As a salaried employee, you get credit for having paid these amounts. You’ll see that on your T4 slip (a document you’ll get from your employer when it’s time to file your annual tax return). It shows how much you earned during the year and provides the figures you need to file your annual tax return.

Earning income as a self-employed worker 

Being your own boss and doing something you love sounds like a dream, right? After all, self-employment gives you the possibility of having more control over your income and more options for tax deductions. 

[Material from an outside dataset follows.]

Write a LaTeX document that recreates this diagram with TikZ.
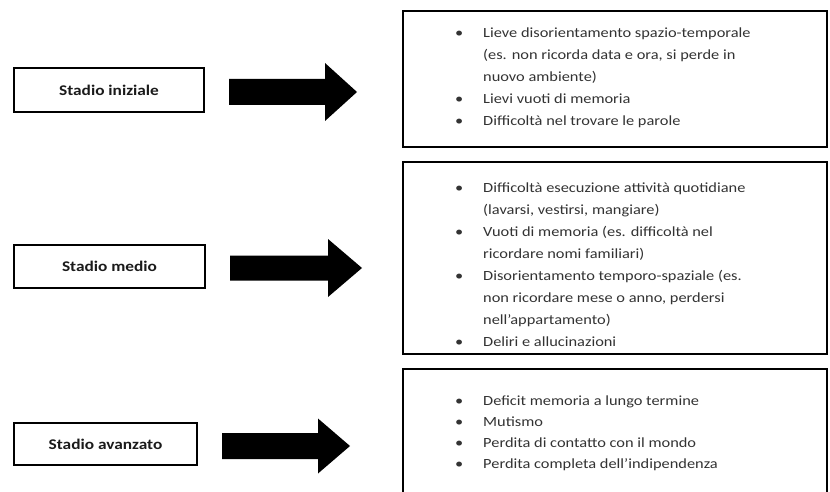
\documentclass[tikz,border=0pt]{standalone}
\usepackage{fontspec}
\setmainfont{Carlito}[FakeStretch=1.17]
\definecolor{txt}{HTML}{333333}
\definecolor{lbl}{HTML}{1A1A1A}
\begin{document}
\begin{tikzpicture}[x=1pt,y=-1pt]
\tikzset{
  stagebox/.style={draw=black, line width=2pt, fill=white, inner sep=0pt,
    font=\bfseries\fontsize{14.8}{18}\selectfont, text=lbl},
  panel/.style={draw=black, line width=2.6pt},
  itemtext/.style={anchor=base west, inner sep=0pt, text=txt,
    font=\fontsize{14}{22}\selectfont},
  blockarrow/.style={fill=black}
}
\newcommand\itm[3]{\node[itemtext] (#1) at (455,#2) {\makebox[28pt][l]{•}#3};}
\newcommand\cnt[3]{\node[itemtext] (#1) at (483,#2) {#3};}
\newcommand\blockarr[7]{%
  \coordinate (#1) at (#2,#5);
  \fill[blockarrow] (#2,{#5-#6}) -- (#3,{#5-#6}) -- (#3,{#5-#7}) -- (#4,#5)
    -- (#3,{#5+#7}) -- (#3,{#5+#6}) -- (#2,{#5+#6}) -- cycle;}
\useasboundingbox (0,0) rectangle (830,492);
\fill[white] (0,0) rectangle (830,492);

% stage labels
\node[stagebox, minimum width=190pt, minimum height=44pt] (s1) at (109,90) {Stadio iniziale};
\node[stagebox, minimum width=191pt, minimum height=43pt] (s2) at (109.5,266.5) {Stadio medio};
\node[stagebox, minimum width=183pt, minimum height=42pt] (s3) at (105.5,444) {Stadio avanzato};

% block arrows
\blockarr{a1}{229}{325}{357}{92}{13}{29}
\blockarr{a2}{230}{328}{362}{268}{12.5}{29}
\blockarr{a3}{222}{318}{350}{446}{13}{27.5}

% panels
\node[panel, minimum width=424pt, minimum height=136pt, inner sep=0pt] (p1) at (615,79) {};
\node[panel, minimum width=424pt, minimum height=192pt, inner sep=0pt] (p2) at (615,258) {};
\coordinate (p3bl) at (403,494);
\coordinate (p3br) at (827,494);
\draw[panel] (p3bl) |- (827,369) -- (p3br);

% panel 1
\itm{t11}{38}{Lieve disorientamento spazio-temporale}
\cnt{t12}{60}{(es. non ricorda data e ora, si perde in}
\cnt{t13}{82}{nuovo ambiente)}
\itm{t14}{104}{Lievi vuoti di memoria}
\itm{t15}{126}{Difficoltà nel trovare le parole}

% panel 2
\itm{t21}{192}{Difficoltà esecuzione attività quotidiane}
\cnt{t22}{214}{(lavarsi, vestirsi, mangiare)}
\itm{t23}{236}{Vuoti di memoria (es. difficoltà nel}
\cnt{t24}{258}{ricordare nomi familiari)}
\itm{t25}{280}{Disorientamento temporo-spaziale (es.}
\cnt{t26}{302}{non ricordare mese o anno, perdersi}
\cnt{t27}{324}{nell’appartamento)}
\itm{t28}{346}{Deliri e allucinazioni}

% panel 3
\itm{t31}{405}{Deficit memoria a lungo termine}
\itm{t32}{426}{Mutismo}
\itm{t33}{447}{Perdita di contatto con il mondo}
\itm{t34}{468}{Perdita completa dell’indipendenza}
\end{tikzpicture}
\end{document}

When it comes to self-employment, you have a choice: operate as a sole proprietorship or a corporation

Sole proprietorship: This is the simplest kind of business structure and means that you are the only owner. You run the show, taking on financial profits and losses and filing your own business and personal taxes together. Your income is taxed at a personal rate, but you can deduct business expenses which may put you in a lower tax bracket and reduce your overall tax burden.

Corporation: If you choose to incorporate your business, you and your business are two separate entities, and your personal and business taxes are paid separately. As a corporation, your income is taxed at the small business rate; this is generally lower than a personal income rate and also allows you to reduce your tax burden.

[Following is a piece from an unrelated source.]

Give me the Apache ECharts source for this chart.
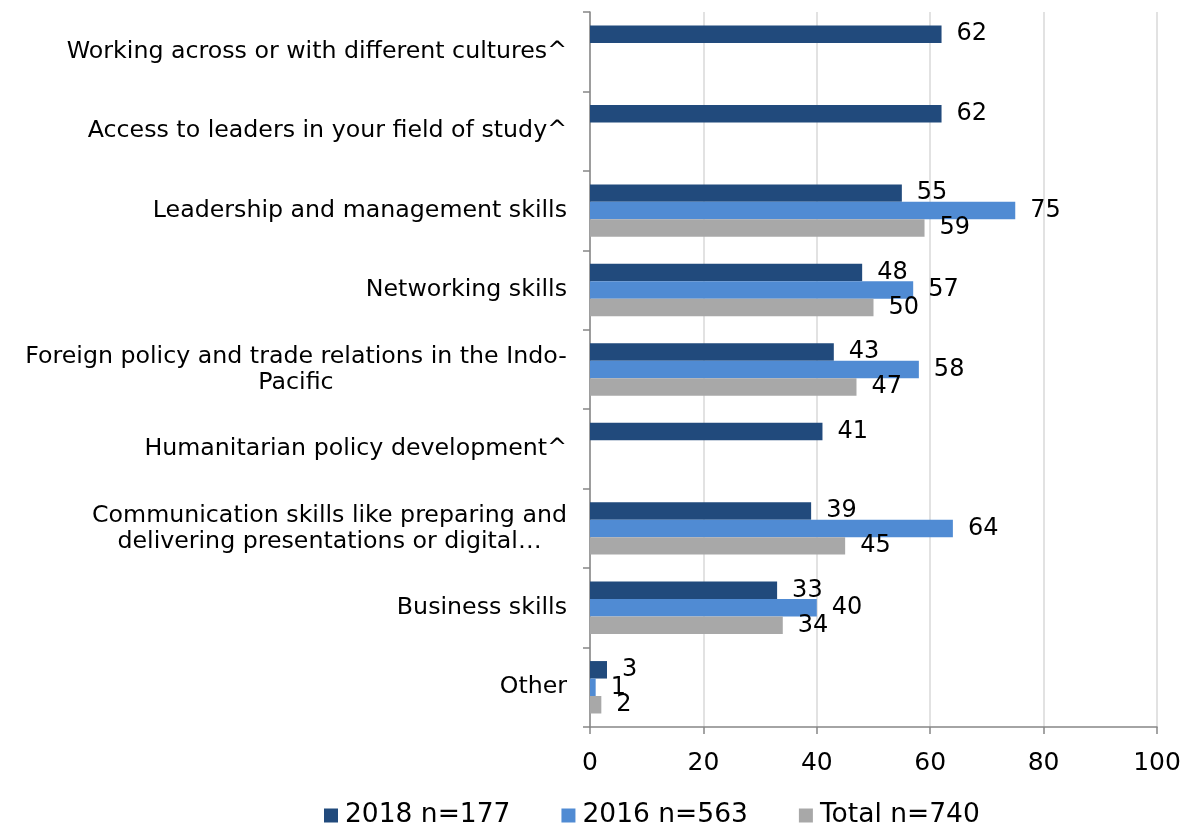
<!DOCTYPE html>
<html>
<head>
<meta charset="utf-8">
<script src="https://cdn.jsdelivr.net/npm/echarts@6/dist/echarts.min.js"></script>
<style>html,body{margin:0;padding:0;background:#fff}#c{width:1194px;height:825px}</style>
</head>
<body>
<div id="c"></div>
<script>
const categories = [
  "Working across or with different cultures^",
  "Access to leaders in your field of study^",
  "Leadership and management skills",
  "Networking skills",
  "Foreign policy and trade relations in the Indo-\nPacific",
  "Humanitarian policy development^",
  "Communication skills like preparing and\ndelivering presentations or digital…",
  "Business skills",
  "Other"
];
const series2018 = [62, 62, 55, 48, 43, 41, 39, 33, 3];
const series2016 = [null, null, 75, 57, 58, null, 64, 40, 1];
const seriesTotal = [null, null, 59, 50, 47, null, 45, 34, 2];
const seriesNames = ["2018 n=177", "2016 n=563", "Total n=740"];
const xTicks = [0, 20, 40, 60, 80, 100];

const FONT = '"DejaVu Sans", Verdana, sans-serif';
const catFontSize = 23.7;
const cv = document.createElement('canvas').getContext('2d');
cv.font = catFontSize + 'px ' + FONT;
const rich = {};
categories.forEach((v, i) => {
  const lines = v.split('\n');
  if (lines.length > 1) {
    const w = Math.ceil(Math.max.apply(null, lines.map(l => cv.measureText(l).width)));
    rich['c' + i] = { fontSize: catFontSize, fontFamily: FONT, color: '#000', align: 'center', width: w, lineHeight: 26 };
  }
});
function fmtCat(v, i) {
  const lines = v.split('\n');
  if (lines.length === 1) return v;
  return lines.map(l => '{c' + i + '|' + l + '}').join('\n');
}

const colors = ['#214a7c', '#508bd3', '#a8a8a8'];
const chart = echarts.init(document.getElementById('c'));
function mk(name, data, color) {
  return {
    name: name, type: 'bar', data: data,
    barGap: '0%', barCategoryGap: '34%',
    itemStyle: { color: color },
    label: { show: true, position: 'right', distance: 15, color: '#000', fontSize: 24, fontFamily: FONT }
  };
}
chart.setOption({
  animation: false,
  color: colors,
  grid: { left: 590, right: 37, top: 12, bottom: 98, containLabel: false },
  xAxis: {
    type: 'value', min: 0, max: 100, interval: 20,
    axisLine: { show: true, lineStyle: { color: '#868686', width: 1.5 } },
    axisTick: { show: true, length: 7, lineStyle: { color: '#868686', width: 1.5 } },
    splitLine: { show: true, lineStyle: { color: '#d9d9d9', width: 1.5 } },
    axisLabel: { fontSize: 25, color: '#000', fontFamily: FONT, margin: 24 }
  },
  yAxis: {
    type: 'category', data: categories, inverse: true,
    axisLine: { show: true, lineStyle: { color: '#868686', width: 1.5 } },
    axisTick: { show: true, length: 7, lineStyle: { color: '#868686', width: 1.5 } },
    axisLabel: {
      fontSize: catFontSize, color: '#000', fontFamily: FONT, margin: 23, lineHeight: 26,
      formatter: fmtCat,
      rich: rich
    }
  },
  legend: {
    top: 797, left: 319, itemWidth: 14, itemHeight: 14, itemGap: 51, icon: 'rect',
    textStyle: { fontSize: 26.5, color: '#000', fontFamily: FONT, padding: [0, 0, 0, 2] }
  },
  series: [
    mk(seriesNames[0], series2018, colors[0]),
    mk(seriesNames[1], series2016, colors[1]),
    mk(seriesNames[2], seriesTotal, colors[2])
  ]
});
</script>
</body>
</html>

When it comes to taxes as a self-employed individual, the buck stops with you. You don’t have an employer giving you a T4 slip that tells you what you’ve earned and how to file, so the onus is on you to cover your tax obligations. 

How do I pay taxes as a self-employed worker? 

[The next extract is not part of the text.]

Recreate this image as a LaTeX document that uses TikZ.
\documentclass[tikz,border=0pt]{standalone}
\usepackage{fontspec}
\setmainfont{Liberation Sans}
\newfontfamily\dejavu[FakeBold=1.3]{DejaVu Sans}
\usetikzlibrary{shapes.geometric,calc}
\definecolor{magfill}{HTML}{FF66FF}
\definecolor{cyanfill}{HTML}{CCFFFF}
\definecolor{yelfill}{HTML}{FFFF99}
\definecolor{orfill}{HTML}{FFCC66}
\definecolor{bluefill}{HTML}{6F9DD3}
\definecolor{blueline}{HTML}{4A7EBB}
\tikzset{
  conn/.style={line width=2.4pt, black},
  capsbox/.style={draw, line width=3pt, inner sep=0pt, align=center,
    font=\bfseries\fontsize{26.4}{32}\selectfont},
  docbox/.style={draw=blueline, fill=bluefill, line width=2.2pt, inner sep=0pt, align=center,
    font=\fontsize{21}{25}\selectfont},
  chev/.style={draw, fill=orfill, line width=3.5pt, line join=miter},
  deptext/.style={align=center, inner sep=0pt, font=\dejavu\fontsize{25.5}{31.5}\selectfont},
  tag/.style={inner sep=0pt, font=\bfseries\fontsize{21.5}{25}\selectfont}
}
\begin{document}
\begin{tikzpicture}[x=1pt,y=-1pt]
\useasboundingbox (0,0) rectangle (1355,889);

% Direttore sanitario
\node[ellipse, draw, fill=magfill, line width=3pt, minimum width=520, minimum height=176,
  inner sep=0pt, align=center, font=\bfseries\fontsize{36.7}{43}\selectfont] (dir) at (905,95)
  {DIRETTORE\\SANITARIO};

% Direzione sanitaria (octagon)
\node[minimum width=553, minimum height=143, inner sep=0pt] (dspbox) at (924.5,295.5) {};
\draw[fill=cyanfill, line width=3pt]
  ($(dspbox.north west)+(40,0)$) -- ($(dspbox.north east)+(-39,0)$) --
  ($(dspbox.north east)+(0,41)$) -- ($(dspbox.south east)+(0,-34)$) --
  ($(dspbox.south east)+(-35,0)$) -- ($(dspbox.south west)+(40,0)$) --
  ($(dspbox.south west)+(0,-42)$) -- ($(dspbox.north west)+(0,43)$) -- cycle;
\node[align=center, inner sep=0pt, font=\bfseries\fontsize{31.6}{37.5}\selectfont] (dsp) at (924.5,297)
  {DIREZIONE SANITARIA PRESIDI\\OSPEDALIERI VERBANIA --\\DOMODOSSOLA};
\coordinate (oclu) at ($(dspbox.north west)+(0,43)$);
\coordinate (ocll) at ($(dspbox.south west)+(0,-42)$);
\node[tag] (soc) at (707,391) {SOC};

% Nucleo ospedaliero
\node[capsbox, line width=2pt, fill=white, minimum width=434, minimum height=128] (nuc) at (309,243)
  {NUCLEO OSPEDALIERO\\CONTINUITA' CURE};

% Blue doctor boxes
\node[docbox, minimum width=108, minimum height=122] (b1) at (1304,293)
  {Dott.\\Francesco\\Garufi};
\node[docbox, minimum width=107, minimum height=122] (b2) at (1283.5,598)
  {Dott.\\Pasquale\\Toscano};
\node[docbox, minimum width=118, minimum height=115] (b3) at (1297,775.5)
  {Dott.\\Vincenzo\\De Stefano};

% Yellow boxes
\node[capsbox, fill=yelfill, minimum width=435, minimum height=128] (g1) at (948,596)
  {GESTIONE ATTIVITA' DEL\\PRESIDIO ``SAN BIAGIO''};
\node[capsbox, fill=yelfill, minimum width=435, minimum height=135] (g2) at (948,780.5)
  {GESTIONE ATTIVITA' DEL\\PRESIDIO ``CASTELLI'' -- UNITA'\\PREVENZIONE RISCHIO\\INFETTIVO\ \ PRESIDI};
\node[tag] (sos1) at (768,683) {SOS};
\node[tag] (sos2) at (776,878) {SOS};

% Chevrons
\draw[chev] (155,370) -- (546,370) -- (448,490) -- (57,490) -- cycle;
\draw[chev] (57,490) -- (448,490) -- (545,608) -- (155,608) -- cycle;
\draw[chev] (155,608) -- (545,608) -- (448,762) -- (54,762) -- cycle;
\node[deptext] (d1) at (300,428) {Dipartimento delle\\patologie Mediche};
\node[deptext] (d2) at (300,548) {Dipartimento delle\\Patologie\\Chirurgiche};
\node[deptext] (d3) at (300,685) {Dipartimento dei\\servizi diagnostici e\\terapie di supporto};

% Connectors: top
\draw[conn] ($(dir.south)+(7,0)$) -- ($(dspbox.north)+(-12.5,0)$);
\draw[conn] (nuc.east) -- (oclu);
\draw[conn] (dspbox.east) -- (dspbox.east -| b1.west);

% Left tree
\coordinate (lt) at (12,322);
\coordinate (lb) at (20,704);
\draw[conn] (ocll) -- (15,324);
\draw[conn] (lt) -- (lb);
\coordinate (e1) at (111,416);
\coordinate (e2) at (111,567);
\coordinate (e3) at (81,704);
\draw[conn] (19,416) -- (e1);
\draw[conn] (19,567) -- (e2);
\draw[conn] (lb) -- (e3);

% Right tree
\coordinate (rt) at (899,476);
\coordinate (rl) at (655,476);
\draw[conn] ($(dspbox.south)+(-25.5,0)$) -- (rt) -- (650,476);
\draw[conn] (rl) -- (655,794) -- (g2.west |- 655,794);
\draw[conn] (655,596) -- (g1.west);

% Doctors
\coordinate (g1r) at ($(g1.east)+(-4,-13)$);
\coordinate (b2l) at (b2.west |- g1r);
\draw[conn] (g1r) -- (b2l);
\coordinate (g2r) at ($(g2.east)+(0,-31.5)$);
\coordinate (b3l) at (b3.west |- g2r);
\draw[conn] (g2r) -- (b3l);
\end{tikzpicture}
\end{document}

Here’s what you need to know about taxes and deductions: 

  • How much do I need to pay in federal and provincial/territorial income tax? If you’re a sole proprietor you can deduct common business expenses from your income and lower your taxable income, making what you owe a bit more manageable. Incorporated? Your income is taxed at the small-business rate (approximately 12% depending on the province you live in) allowing you to retain more of what you earn and defer taxes until you withdraw it, ideally when you’re in a lower tax bracket, like in retirement. 
  • Do I need to pay CPP? CPP contributions are mandatory if you’re a self-employed Canadian to ensure you’re getting some guaranteed income once you retire. But you’ll need to pay both the employer and employee portions. For 2023, the CPP contribution rate is 5.95%, with a maximum annual contribution of $7,508.90 on net income of $66,600 or more.
  • Do I need to contribute to EI? EI contributions are optional, so if you decide you’d like to have access as a self-employed person, you’ll need to register and pay the premiums. In 2023, this premium is $1.63 for every $100 you earn, up to a total of $1,002.45.

Plan ahead so you don’t end up underpaying or seeing a higher tax bill than expected at year-end. A good rule of thumb is to set aside funds based on your tax bracket. In other words, if your marginal tax rate is 30%, set aside 30% of your earnings until you are ready to pay the taxes you owe. 

There’s no need to feel lost at sea. Knowing the tax implications and responsibilities of being a salaried employee versus going the self-employed route will help you narrow down your choice to the one that makes the most sense for you.